In New York Times, Professor Frank Pasquale Urges Federal Government to Prioritize Regulation of AI
In a New York Times op-ed, Professor Frank Pasquale, an expert on the law of artificial intelligence (AI), algorithms, and machine learning, and co-author Gianclaudio Malgieri point to a recent proposal by the European Union to create regulations around the use of AI, and urges the United States to harmonize its approach with Europe’s.
The authors cite several concerns about the unfettered use of AI, for example, danger of harm to people caused by driverless cars and risk of discrimination by programs that help make hiring decisions.
Some initiative has come from the states, “but the rise of AI requires a more coordinated nationwide response, guided by first principles that clearly identify the threats that substandard or unproven AI poses. The United States can learn from the European Union’s proposed A.I. regulation,” the authors write. Federal agencies “need to act more aggressively now, while the technology is still developing.”

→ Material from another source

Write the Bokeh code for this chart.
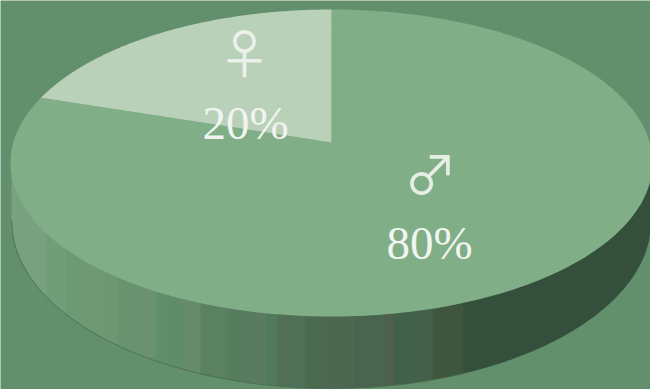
import math

import numpy as np
from bokeh.core.properties import value
from bokeh.embed import file_html
from bokeh.models import Range1d
from bokeh.plotting import figure
from bokeh.resources import INLINE

# Audience split shown on the disc
categories = ["♂", "♀"]
shares = [80, 20]
share_labels = ["80%", "20%"]

# Page geometry of the tilted disc
W, H = 650, 389
CX, APEX_Y = 331.0, 142.0
TOP_Y, BOTTOM_Y, MAX_RX = 9.0, 316.0, 321.0
LOW_CY, LOW_RY, LOW_RX = 220.0, 168.0, 320.0

BG = "#62906C"
MALE_TOP = "#80AF87"
FEMALE_TOP = "#B9D1B9"
WALL_DARK = "#354F3D"
INK = "#F1F4F0"

# Shaded bands on the visible wall: right edge in page x, and the tone of each band
wall_band_edges = [45, 65, 85, 105, 117, 133, 155, 168, 183, 200, 227, 250, 265,
                   277, 305, 330, 353, 370, 385, 393, 410, 432, 463]
wall_band_tones = ["#78A27F", "#729D79", "#6C9A74", "#6E9973", "#6F9672", "#67946F",
                   "#6A9270", "#5F8F6D", "#618C6B", "#668B69", "#5A8262", "#567E5E",
                   "#597C61", "#507A5A", "#506F56", "#4B6A4F", "#4E6750", "#48664F",
                   "#4A654D", "#4F604D", "#42614B", "#44604A", "#3E563D"]

# Perspective of a unit circle: far side is squeezed, near side is stretched
k = ((BOTTOM_Y - APEX_Y) - (APEX_Y - TOP_Y)) / ((BOTTOM_Y - APEX_Y) + (APEX_Y - TOP_Y))
b = (APEX_Y - TOP_Y) * (1 + k)
a = MAX_RX * math.sqrt(1 - k * k)


def project(theta):
    """Clockwise angle from the far side of the disc to page coordinates."""
    u, v = np.sin(theta), np.cos(theta)
    d = 1 + k * v
    return CX + a * u / d, APEX_Y - b * v / d


def wedge(start, end):
    t = np.linspace(start, end, 240)
    x, y = project(t)
    return np.r_[CX, x], np.r_[APEX_Y, y]


def lower_edge(x):
    """Lower outline of the wall at page x."""
    q = np.clip((np.asarray(x) - CX) / LOW_RX, -1, 1)
    return LOW_CY + LOW_RY * np.sqrt(1 - q * q)


p = figure(width=W, height=H, x_range=Range1d(0, W), y_range=Range1d(H, 0),
           output_backend="svg", toolbar_location=None, min_border=0,
           background_fill_color=BG, border_fill_color=BG, outline_line_color=None)
p.axis.visible = False
p.grid.visible = False

# Wall: bands reach from behind the top face down to the lower outline
left = CX - LOW_RX
edges = wall_band_edges + [CX + LOW_RX]
tones = wall_band_tones + [WALL_DARK]
for edge, tone in zip(edges, tones):
    gx = np.linspace(left, edge + 0.6, 60)
    gy = lower_edge(gx)
    p.patch(np.r_[gx, gx[::-1]], np.r_[np.full(60, LOW_CY - 70), gy[::-1]],
            fill_color=tone, line_color=None)
    left = edge

# Thin dark seam along the lit part of the lower outline
seam_x = np.linspace(CX - LOW_RX, 463, 300)
p.line(seam_x, lower_edge(seam_x), line_color="#47694F", line_width=0.8)

# Top face: wedges run clockwise from the far side, the larger share first
fractions = np.array(shares) / sum(shares)
stops = np.r_[0, np.cumsum(fractions)] * 2 * math.pi
tops = [MALE_TOP, FEMALE_TOP]
for i, colour in enumerate(tops):
    wx, wy = wedge(stops[i], stops[i + 1])
    p.patch(wx, wy, fill_color=colour, line_color=None)

# Symbols and percentages
symbol_x = [430, 244]
symbol_y = [171, 50]
label_x = [429, 245]
share_y = [242, 122]
p.text(symbol_x, symbol_y, text=categories, text_font=value("Noto Sans CJK JP"),
       text_font_size="53px", text_color=INK, text_alpha=0.9,
       text_align="center", text_baseline="middle")
p.text(label_x, share_y, text=share_labels, text_font=value("Liberation Serif"),
       text_font_size="47px", text_color=INK, text_align="center", text_baseline="middle")

open("out.html", "w").write(file_html(p, INLINE))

Pasquale is the author of New Laws of Robotics: Defending Human Expertise in the Age of AI (Harvard University Press, 2020), which analyzes the law and policy influencing the adoption of AI in varied professional fields, and The Black Box Society: The Secret Algorithms That Control Money and Information (Harvard University Press, 2015), which was the recent subject of an interdisciplinary symposium hosted by the journal Big Data & Society.
He served on the Council for Big Data, Ethics, and Society from 2014-16, and the National Committee on Vital and Health Statistics from 2019-2021, where he chaired the Subcommittee on Privacy, Confidentiality, and Security.